Enhancing carbon capture efficiency of zeolite-embedded polyether sulfone mixed-matrix membranes via annealing process

Abstract

Current work was motivated by rapid advancement in membrane technology for application of gas separation, that resulted in the formation of mixed-matrix membranes (MMMs) with higher selectivity and permeability. MMMs are one way to get above the Robeson upper bound of selectivity against permeability for gaseous separation while retaining the advantages of solution processing. Numerous inorganic materials like zeolites, carbon nanotubes, or metal-organic frameworks can behave as molecular sieves, but they are fragile and difficult to fabricate as standalone membranes.

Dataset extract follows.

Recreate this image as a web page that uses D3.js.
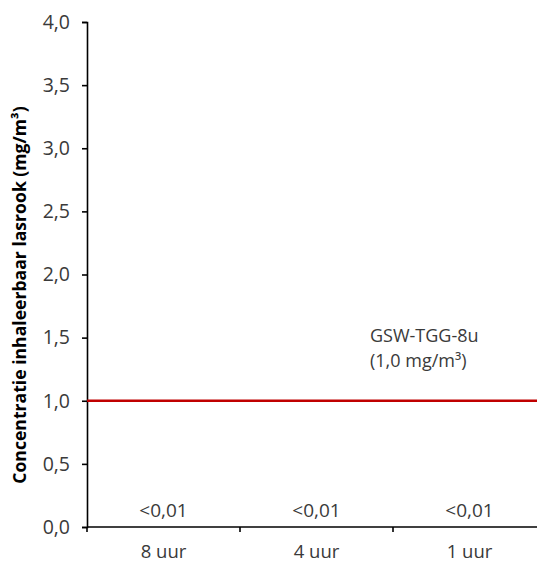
<!DOCTYPE html>
<html>
<head>
<meta charset="utf-8">
<script src="https://cdn.jsdelivr.net/npm/d3@7"></script>
<style>
  body { margin: 0; background: #fff; }
  text { font-family: "Open Sans", "Noto Sans", sans-serif; }
</style>
</head>
<body>
<svg id="chart"></svg>
<script>
var width = 537,
    height = 562;

// data
var categories = ['8 uur', '4 uur', '1 uur'];
var values = [0.005, 0.005, 0.005];
var valueLabels = ['<0,01', '<0,01', '<0,01'];
var yTicks = [0, 0.5, 1, 1.5, 2, 2.5, 3, 3.5, 4];
var limitValue = 1.0;
var limitLabel = ['GSW-TGG-8u', '(1,0 mg/m³)'];
var yTitle = 'Concentratie inhaleerbaar lasrook (mg/m³)';

var margin = {left: 87, top: 22, bottom: 35};

var svg = d3.select('#chart').attr('width', width).attr('height', height);

var x = d3.scaleBand()
  .domain(categories)
  .range([margin.left, margin.left + 3 * 153])
  .paddingInner(0).paddingOuter(0);

var y = d3.scaleLinear()
  .domain([0, 4])
  .range([height - margin.bottom, margin.top]);

var fmt = function(d){ return d3.format('.1f')(d).replace('.', ','); };

// y axis
var yAxis = svg.append('g')
  .attr('transform', 'translate(' + margin.left + ',0)')
  .call(d3.axisLeft(y).tickValues(yTicks).tickFormat(fmt).tickSize(5).tickPadding(12).tickSizeOuter(5));
yAxis.select('.domain').attr('stroke', '#000').attr('stroke-width', 1.6);
yAxis.selectAll('.tick line').attr('stroke', '#000').attr('stroke-width', 1.6);
yAxis.selectAll('.tick text')
  .attr('font-size', 19.5)
  .attr('fill', '#3a3a3a')
  .attr('font-family', '"Open Sans", sans-serif');

// x axis
var xAxis = svg.append('g')
  .attr('transform', 'translate(0,' + y(0) + ')');
xAxis.append('line')
  .attr('x1', x.range()[0]).attr('x2', x.range()[1])
  .attr('stroke', '#000').attr('stroke-width', 1.6);
xAxis.selectAll('.sep')
  .data(categories)
  .enter().append('line')
  .attr('class', 'sep')
  .attr('x1', function(d){ return x(d); })
  .attr('x2', function(d){ return x(d); })
  .attr('y1', 0).attr('y2', 5)
  .attr('stroke', '#000').attr('stroke-width', 1.6);
xAxis.selectAll('.cat')
  .data(categories)
  .enter().append('text')
  .attr('class', 'cat')
  .attr('x', function(d){ return x(d) + x.bandwidth() / 2; })
  .attr('y', 31)
  .attr('text-anchor', 'middle')
  .attr('font-size', 18.5)
  .attr('fill', '#3a3a3a')
  .text(function(d){ return d; });

// value labels
svg.selectAll('.vlab')
  .data(categories)
  .enter().append('text')
  .attr('class', 'vlab')
  .attr('x', function(d){ return x(d) + x.bandwidth() / 2; })
  .attr('y', function(d, i){ return y(values[i]) - 9; })
  .attr('text-anchor', 'middle')
  .attr('font-size', 19)
  .attr('fill', '#3a3a3a')
  .text(function(d, i){ return valueLabels[i]; });

// limit line
svg.append('line')
  .attr('x1', margin.left).attr('x2', width)
  .attr('y1', y(limitValue)).attr('y2', y(limitValue))
  .attr('stroke', '#C00000').attr('stroke-width', 2.6);

// limit label, one text per line
svg.selectAll('.lim')
  .data(limitLabel)
  .enter().append('text')
  .attr('class', 'lim')
  .attr('x', 370)
  .attr('y', function(d, i){ return 342 + i * 24.5; })
  .attr('font-size', 18)
  .attr('fill', '#3a3a3a')
  .text(function(d){ return d; });

// y title
svg.append('text')
  .attr('transform', 'translate(26,295) rotate(-90)')
  .attr('text-anchor', 'middle')
  .attr('font-size', 17.6)
  .attr('font-weight', 'bold')
  .attr('fill', '#000')
  .text(yTitle);
</script>
</body>
</html>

This problem might be solved by embedding them into a more durable polymeric membrane matrix. In this work, symmetric mixed-matrix membranes fabricated through solution casting technique were employed with zeolite A-3 dispersed in a polyether sulfone (PES) matrix. Impacts of zeolite loading and annealing temperatures on thermal stability, morphology and carbon capture performance of prepared membranes were systematically investigated. Carbon capture proficiency of fabricated membranes was assessed in terms of CO2 permeability and CO2/N2 selectivity. In contrast to pristine PES membrane, incorporation of optimal 30 wt% zeolite into polymer matrix enhanced CO2 permeability from 81 to 128 Barrer and CO2/N2 selectivity from 9 to 22. Annealing the composite membranes at 155 °C led to further enhance CO2 permeability at the expense of reduced CO2/N2 selectivity: CO2 permeability of pristine PES membrane enhanced from 81 to 126 Barrer by decreasing its CO2/N2 selectivity from 9 to 6; CO2 permeability improved from 128 to 144 Barrer while CO2/N2 selectivity declined from 22 to 18 for composite membrane imbedded with 30 wt% optimum zeolite loading.